Dans une telle conception, l’individu apprend à se concevoir non pas comme un atome, mais comme inscrit dans un écosystème social. Il comprend que la réalisation la plus haute de son individualité n’est possible, non pas quand il agit de manière individualiste, mais de manière altruiste. L’individualité altruiste (sous sa forme libertaire) ne peut être l’effet d’une contrainte sociale extérieure du sujet, mais le produit d’une éthique consciente adoptée par l’individu. Néanmoins, elle peut être favorisée par une éducation (paideia).


Mais cette solidarité qui s’inscrit dans une communauté n’est possible que dans la mesure où la société n’est pas divisée en classes sociales.
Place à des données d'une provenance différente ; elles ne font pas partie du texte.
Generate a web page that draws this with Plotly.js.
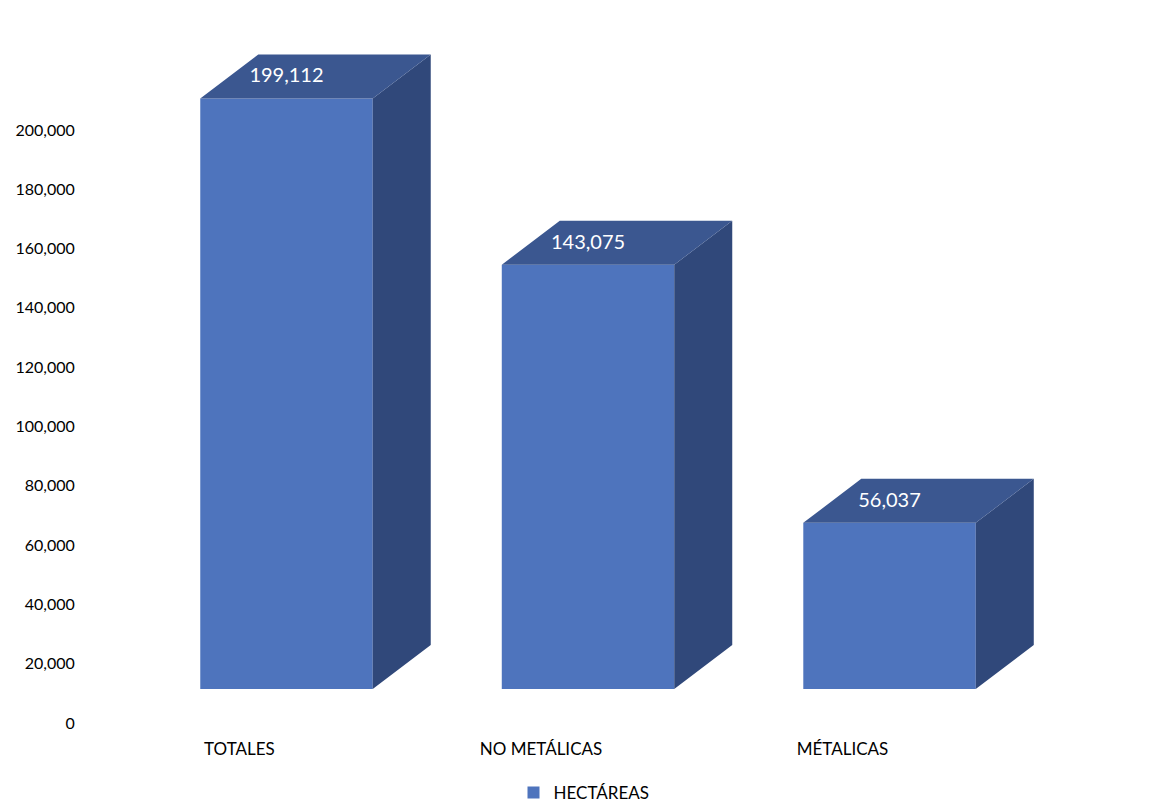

Car sinon, l’inégalité sociale de classe a brisé la communauté. De ce fait, le communisme libertaire, depuis Joseph Desjacque, s’était donné comme orientation de retrouver l’unité de la communauté humaine qui avait été rompue par l’inégalité sociale.



(1) Ici “individualité” est utilisé comme synonyme de personnalité. La notion de personnalité serait peut être plus exacte que celle d’individu. En effet, alors que la notion d’individu est synonyme, étymologiquement, de la notion d’atome, la personne renvoie à une entité morale et sociale.